-Why don’t Melbourne’s buses use LPG?Posted: March 21, 2011
I have a heightened consciousness about diesel buses and 4WDs belching carcinogens because I’ve just finished reading Siddhartha Mukherjee’s excellent book, The Emperor of all Maladies: a Biography of Cancer.
Melbourne’s fleet of 1700 buses is powered almost entirely by diesel engines. Each year they collectively travel around 80 million kilometres, each bus consuming 90 litres of diesel per 100 km. That’s more than 70 million litres p.a. in aggregate.
Melbourne’s taxi fleet, on the other hand, is comprised mainly of LPG powered vehicles. LPG offers a small saving in CO2 emissions compared to diesel (about 10%) but its main advantage is much lower pollution. Compared to ultra-low sulphur diesel, LPG produces less than a fifth as many particles and less than 1% as many ultra-fine particles. It also produces less than one tenth as much oxides of nitrogen (NOx).

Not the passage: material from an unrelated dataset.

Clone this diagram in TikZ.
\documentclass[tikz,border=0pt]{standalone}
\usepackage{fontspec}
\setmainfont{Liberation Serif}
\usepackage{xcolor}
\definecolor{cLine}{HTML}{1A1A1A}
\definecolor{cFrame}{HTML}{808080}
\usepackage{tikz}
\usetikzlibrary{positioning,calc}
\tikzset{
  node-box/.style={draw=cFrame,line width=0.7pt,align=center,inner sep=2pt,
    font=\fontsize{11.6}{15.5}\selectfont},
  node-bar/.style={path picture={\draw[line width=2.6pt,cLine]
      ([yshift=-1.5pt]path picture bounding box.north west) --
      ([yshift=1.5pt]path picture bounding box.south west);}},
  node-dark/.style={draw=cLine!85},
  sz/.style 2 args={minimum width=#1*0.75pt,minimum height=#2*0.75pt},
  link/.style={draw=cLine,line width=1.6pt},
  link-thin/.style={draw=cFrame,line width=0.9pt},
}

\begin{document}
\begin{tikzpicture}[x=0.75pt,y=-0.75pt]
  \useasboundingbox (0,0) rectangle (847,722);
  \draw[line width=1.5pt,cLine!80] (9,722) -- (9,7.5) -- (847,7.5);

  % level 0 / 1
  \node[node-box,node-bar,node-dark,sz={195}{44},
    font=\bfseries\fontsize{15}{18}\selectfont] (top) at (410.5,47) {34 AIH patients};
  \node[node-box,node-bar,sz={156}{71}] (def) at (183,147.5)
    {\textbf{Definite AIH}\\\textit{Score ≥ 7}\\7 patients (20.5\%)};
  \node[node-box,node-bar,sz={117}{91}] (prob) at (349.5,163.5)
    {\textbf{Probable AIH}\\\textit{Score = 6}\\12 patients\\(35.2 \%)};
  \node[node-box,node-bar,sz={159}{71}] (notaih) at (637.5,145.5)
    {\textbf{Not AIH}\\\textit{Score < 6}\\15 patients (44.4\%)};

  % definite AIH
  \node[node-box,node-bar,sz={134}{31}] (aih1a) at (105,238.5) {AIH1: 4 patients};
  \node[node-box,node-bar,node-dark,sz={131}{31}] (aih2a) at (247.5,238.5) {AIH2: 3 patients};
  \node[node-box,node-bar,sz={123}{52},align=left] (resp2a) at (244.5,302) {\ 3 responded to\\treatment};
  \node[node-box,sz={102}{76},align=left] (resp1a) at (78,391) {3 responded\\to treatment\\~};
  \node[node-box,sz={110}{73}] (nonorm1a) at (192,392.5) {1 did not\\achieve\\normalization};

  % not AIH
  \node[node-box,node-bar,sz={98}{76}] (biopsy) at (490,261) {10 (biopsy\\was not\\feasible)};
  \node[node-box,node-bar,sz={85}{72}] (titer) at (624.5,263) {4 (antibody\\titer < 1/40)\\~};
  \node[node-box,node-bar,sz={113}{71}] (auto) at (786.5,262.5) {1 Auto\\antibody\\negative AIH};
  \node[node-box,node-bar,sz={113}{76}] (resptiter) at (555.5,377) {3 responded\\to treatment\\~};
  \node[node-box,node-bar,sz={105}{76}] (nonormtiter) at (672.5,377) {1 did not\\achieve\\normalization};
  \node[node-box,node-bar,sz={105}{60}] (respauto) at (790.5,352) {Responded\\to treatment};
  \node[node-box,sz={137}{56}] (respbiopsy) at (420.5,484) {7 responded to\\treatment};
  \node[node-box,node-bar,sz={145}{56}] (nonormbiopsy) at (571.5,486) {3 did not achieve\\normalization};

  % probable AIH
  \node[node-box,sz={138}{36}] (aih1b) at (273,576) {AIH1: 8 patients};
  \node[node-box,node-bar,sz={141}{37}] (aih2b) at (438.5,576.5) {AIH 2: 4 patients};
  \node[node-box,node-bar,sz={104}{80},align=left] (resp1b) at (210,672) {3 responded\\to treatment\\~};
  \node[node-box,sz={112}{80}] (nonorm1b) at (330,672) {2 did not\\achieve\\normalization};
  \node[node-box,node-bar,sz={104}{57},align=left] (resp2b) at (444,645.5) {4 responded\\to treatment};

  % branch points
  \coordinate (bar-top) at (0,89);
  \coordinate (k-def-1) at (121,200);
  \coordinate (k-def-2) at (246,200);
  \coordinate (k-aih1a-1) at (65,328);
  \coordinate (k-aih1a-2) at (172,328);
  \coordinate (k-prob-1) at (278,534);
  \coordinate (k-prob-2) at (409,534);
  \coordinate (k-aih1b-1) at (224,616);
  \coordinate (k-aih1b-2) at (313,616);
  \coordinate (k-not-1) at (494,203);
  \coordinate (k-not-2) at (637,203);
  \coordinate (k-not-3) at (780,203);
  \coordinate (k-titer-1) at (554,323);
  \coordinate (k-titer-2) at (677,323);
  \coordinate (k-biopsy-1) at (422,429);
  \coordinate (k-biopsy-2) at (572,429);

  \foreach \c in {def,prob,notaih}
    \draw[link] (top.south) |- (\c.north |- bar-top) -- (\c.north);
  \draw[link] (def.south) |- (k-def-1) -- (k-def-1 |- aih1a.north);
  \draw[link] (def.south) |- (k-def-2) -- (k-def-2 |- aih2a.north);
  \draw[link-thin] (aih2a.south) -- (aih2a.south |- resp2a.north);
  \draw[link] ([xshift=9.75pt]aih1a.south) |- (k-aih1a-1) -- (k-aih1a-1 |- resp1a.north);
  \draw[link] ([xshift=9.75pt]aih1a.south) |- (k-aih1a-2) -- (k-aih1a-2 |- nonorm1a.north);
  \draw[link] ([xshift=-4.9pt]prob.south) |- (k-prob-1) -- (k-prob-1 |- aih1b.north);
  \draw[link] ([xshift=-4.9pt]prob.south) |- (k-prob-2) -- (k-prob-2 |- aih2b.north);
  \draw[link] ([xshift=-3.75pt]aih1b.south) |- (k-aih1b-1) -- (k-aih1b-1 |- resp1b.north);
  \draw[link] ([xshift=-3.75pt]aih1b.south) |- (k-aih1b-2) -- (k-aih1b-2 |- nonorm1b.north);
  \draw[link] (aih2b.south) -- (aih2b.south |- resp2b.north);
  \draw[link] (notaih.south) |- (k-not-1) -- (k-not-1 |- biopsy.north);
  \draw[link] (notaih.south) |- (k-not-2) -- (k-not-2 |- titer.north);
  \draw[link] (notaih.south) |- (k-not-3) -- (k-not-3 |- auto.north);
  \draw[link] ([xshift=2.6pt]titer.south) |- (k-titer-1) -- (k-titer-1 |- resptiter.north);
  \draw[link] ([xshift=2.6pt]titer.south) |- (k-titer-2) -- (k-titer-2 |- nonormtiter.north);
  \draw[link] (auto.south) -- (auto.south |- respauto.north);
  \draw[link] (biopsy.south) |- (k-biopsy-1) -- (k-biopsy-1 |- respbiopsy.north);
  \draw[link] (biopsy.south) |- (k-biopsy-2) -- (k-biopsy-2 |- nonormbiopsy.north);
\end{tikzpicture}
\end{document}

One company estimates the cost of converting the engines in the existing bus fleet to LPG at around $55,000 per vehicle. The company says buses that use LPG consume about 100L/100km (about 10% more than diesel buses) but there’s a significant saving in the cost of fuel.
The price of LPG is currently less than half the price of diesel. A bus that covers (say) 100,000 km p.a. would cost $130,500 p.a. in diesel (at today’s price of $1.45 per litre) but only $60,000 p.a. in LPG (at $0.60 per litre). That means the cost of conversion could be recouped within a very short period. This difference depends on factors like distance driven and fluctuations in relative prices. For example, a new excise on LPG of 2.5c a litre comes into effect from July this year, rising to 12.5c over the next four years. On the other hand, the current troubles in the Middle East have increased oil prices.

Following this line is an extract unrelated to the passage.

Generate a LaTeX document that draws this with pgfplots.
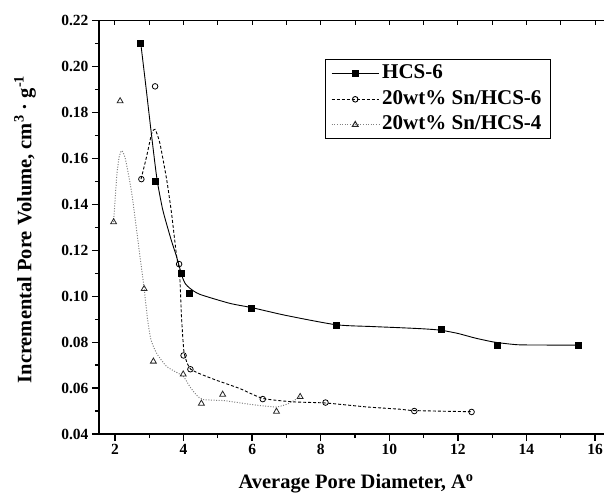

This highlights another singular advantage of LPG over diesel – it’s less dependent on international price fluctuations. Australia has immense reserves of natural gas from which the propane and butane in LPG are derived. Proponents of LPG also argue that it extends engine life, reduces maintenance and makes buses less noisy.
There appear to be many good reasons for bus operators to shift to LPG so why hasn’t this happened?

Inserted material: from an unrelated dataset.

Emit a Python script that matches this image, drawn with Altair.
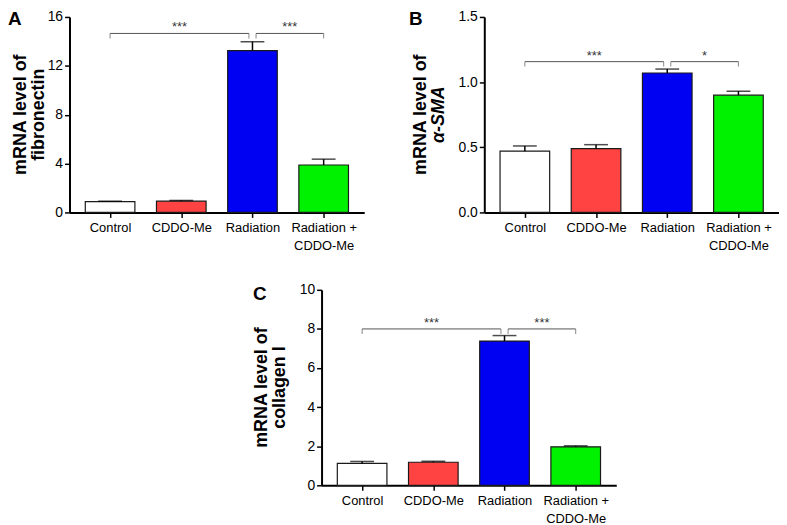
import json
import altair as alt
import pandas as pd

# ---------------- data ----------------
categories = ["Control", "CDDO-Me", "Radiation", "Radiation + CDDO-Me"]
label_lines = [["Control"], ["CDDO-Me"], ["Radiation"], ["Radiation +", "CDDO-Me"]]
bar_colors = ["#FFFFFF", "#FF4242", "#0000F2", "#00F200"]

fib_mean = [0.88, 0.92, 13.25, 3.88]
fib_err = [0.04, 0.06, 0.72, 0.48]
sma_mean = [0.47, 0.49, 1.07, 0.90]
sma_err = [0.04, 0.03, 0.03, 0.03]
col_mean = [1.12, 1.18, 7.38, 1.97]
col_err = [0.10, 0.05, 0.28, 0.05]

fib_ticks = [0, 4, 8, 12, 16]
sma_ticks = [0, 0.5, 1.0, 1.5]
col_ticks = [0, 2, 4, 6, 8, 10]

# significance brackets: (from category, to category, label, height)
fib_brackets = [("Control", "Radiation", "***", 14.65), ("Radiation", "Radiation + CDDO-Me", "***", 14.65)]
sma_brackets = [("Control", "Radiation", "***", 1.157), ("Radiation", "Radiation + CDDO-Me", "*", 1.157)]
col_brackets = [("Control", "Radiation", "***", 8.0), ("Radiation", "Radiation + CDDO-Me", "***", 8.0)]

FONT = "Liberation Sans"
W, H = 297, 197
GAP = 0.05  # gap (in category units) where two brackets meet


def panel(means, errs, ticks, fmt, ymax, brackets, letter, letter_x, letter_y,
          title1, title2, t1x, t2x, italic2=False):
    idx = list(range(len(categories)))
    df = pd.DataFrame({
        "idx": idx,
        "cat": categories,
        "mean": means,
        "upper": [m + e for m, e in zip(means, errs)],
        "color": bar_colors,
    })
    xscale = alt.Scale(domain=[-0.5, len(categories) - 0.5], nice=False, zero=False)
    yscale = alt.Scale(domain=[0, ymax], nice=False)
    xaxis = alt.Axis(values=idx, tickCount=len(idx), labelExpr=json.dumps(label_lines) + "[datum.value]",
                     title=None, grid=False, labelFontSize=13, labelPadding=4,
                     labelLineHeight=18, labelBaseline="top", labelAngle=0,
                     labelOverlap=False)
    yaxis = alt.Axis(values=ticks, tickCount=len(ticks), format=fmt, title=None, grid=False,
                     labelFontSize=14, labelPadding=2, labelOverlap=False)

    base = alt.Chart(df)
    bars = base.mark_bar(size=50, stroke="#1a1a1a", strokeWidth=1.2).encode(
        x=alt.X("idx:Q", scale=xscale, axis=xaxis),
        y=alt.Y("mean:Q", scale=yscale, axis=yaxis),
        fill=alt.Fill("color:N", scale=None),
    )
    err = base.mark_rule(color="black", strokeWidth=1.5).encode(
        x="idx:Q", y="mean:Q", y2="upper:Q")
    cap = base.mark_tick(orient="horizontal", size=24, thickness=1.5, color="black").encode(
        x="idx:Q", y="upper:Q")

    # brackets
    ends = [c for b in brackets for c in (b[0], b[1])]
    rows = []
    for a, b, lab, h in brackets:
        xa = categories.index(a)
        xb = categories.index(b)
        if ends.count(a) > 1:
            xa += GAP
        if ends.count(b) > 1:
            xb -= GAP
        rows.append({"x1": xa, "x2": xb, "xm": (xa + xb) / 2, "h": h, "lab": lab})
    bdf = pd.DataFrame(rows)
    bbase = alt.Chart(bdf)
    hline = bbase.mark_rule(color="#555555", strokeWidth=1).encode(
        x="x1:Q", x2="x2:Q", y="h:Q")
    tick1 = bbase.mark_tick(orient="vertical", size=5, thickness=1, color="#555555", yOffset=2.5).encode(
        x="x1:Q", y="h:Q")
    tick2 = bbase.mark_tick(orient="vertical", size=5, thickness=1, color="#555555", yOffset=2.5).encode(
        x="x2:Q", y="h:Q")
    stars = bbase.mark_text(font=FONT, fontSize=13, color="#333333", baseline="alphabetic", dy=-2).encode(
        x="xm:Q", y="h:Q", text="lab:N")

    # panel letter and y title
    lt = alt.Chart(pd.DataFrame({"t": [letter]})).mark_text(
        font=FONT, fontSize=19, fontWeight="bold", align="left", baseline="top", color="black"
    ).encode(text="t:N", x=alt.value(letter_x), y=alt.value(letter_y))
    tt1 = alt.Chart(pd.DataFrame({"t": [title1]})).mark_text(
        font=FONT, fontSize=18, fontWeight="bold", angle=270, align="center",
        baseline="alphabetic", color="black"
    ).encode(text="t:N", x=alt.value(t1x), y=alt.value(H / 2))
    tt2 = alt.Chart(pd.DataFrame({"t": [title2]})).mark_text(
        font=FONT, fontSize=18, fontWeight="bold", angle=270, align="center",
        baseline="alphabetic", color="black", fontStyle="italic" if italic2 else "normal"
    ).encode(text="t:N", x=alt.value(t2x), y=alt.value(H / 2))

    return alt.layer(bars, err, cap, hline, tick1, tick2, stars, lt, tt1, tt2).properties(
        width=W, height=H)


A = panel(fib_mean, fib_err, fib_ticks, "d", 16, fib_brackets, "A", -62, -7,
          "mRNA level of", "fibronectin", -44, -26)
B = panel(sma_mean, sma_err, sma_ticks, ".1f", 1.5, sma_brackets, "B", -76, -7,
          "mRNA level of", "α-SMA", -59, -41, italic2=True)
C = panel(col_mean, col_err, col_ticks, "d", 10, col_brackets, "C", -69, -5,
          "mRNA level of", "collagen I", -55, -37)

SPACER_W = 185
spacer = alt.Chart(pd.DataFrame({"t": [0]})).mark_rule(opacity=0, strokeWidth=0).encode(
    x=alt.value(0), x2=alt.value(SPACER_W), y=alt.value(5)).properties(width=SPACER_W, height=10)

top = alt.hconcat(A, B, spacing=45)
bottom = alt.hconcat(spacer, C, spacing=0)
chart = alt.vconcat(top, bottom, spacing=31).properties(
    padding={"left": 0, "top": 0, "right": 0, "bottom": 0}
).configure_view(stroke=None).configure_axis(
    domainColor="black", domainWidth=2, tickColor="black", tickWidth=1.5, tickSize=5,
    labelFont=FONT, labelColor="black", titleFont=FONT
).configure_text(font=FONT)

chart.save("out.html", embed_options={"renderer": "svg", "actions": False})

The reason might partly lie in the contracts the Government has with the private bus operators (remembering that operators are subsidised). I’ve had a quick look at this contract for one of the major bus companies, which I take to be typical of contracts with all 32 bus operators in Melbourne (all contracts are publicly available).
I’m only a bush lawyer, but it seems to provide a payment based on a standard set of costs. There doesn’t seem to be a really strong incentive for a bus operator to reduce energy use, pollution or emissions (in fact hopefully someone with a legal eye can point out where this contract provides a strong incentive for the operator to maximise passenger numbers).
If that interpretation is right, then the obvious answer is to look at a new form of contract that provides stronger incentives for more environmentally sustainable practises. That’s important because buses are mostly used on marginal routes with low load factors, giving rise to per passenger emissions, pollution and energy consumption that on average are little or no better than those of cars.
I recognise it’s often easier to propose an incentive-based form of contract than to design one that is acceptable to all parties. There could very well be other important considerations that are best met by the apparently simple form of payment that has evolved. But equally, the purchaser and the provider can sometimes get overly ‘comfortable’, so I incline to the view that this issue needs to be explored further.
I think buses get a bad rap and are likely to play a much bigger role in Melbourne in future years, including on main trunk routes. It would be a positive move if they were designed to emit less pollution and noise and weigh less heavily on the nation’s balance of payments. LPG is a proven technology with an existing supply infrastructure – it seems like a logical short term strategy, given the right incentives.
By the way, don’t be put off The Emperor of all Maladies by the depressing subject matter. It’s an engrossing read about the way understanding and treatment of cancer evolved from ancient Egypt to today. The author is an oncologist who also knows how to write in an engaging way.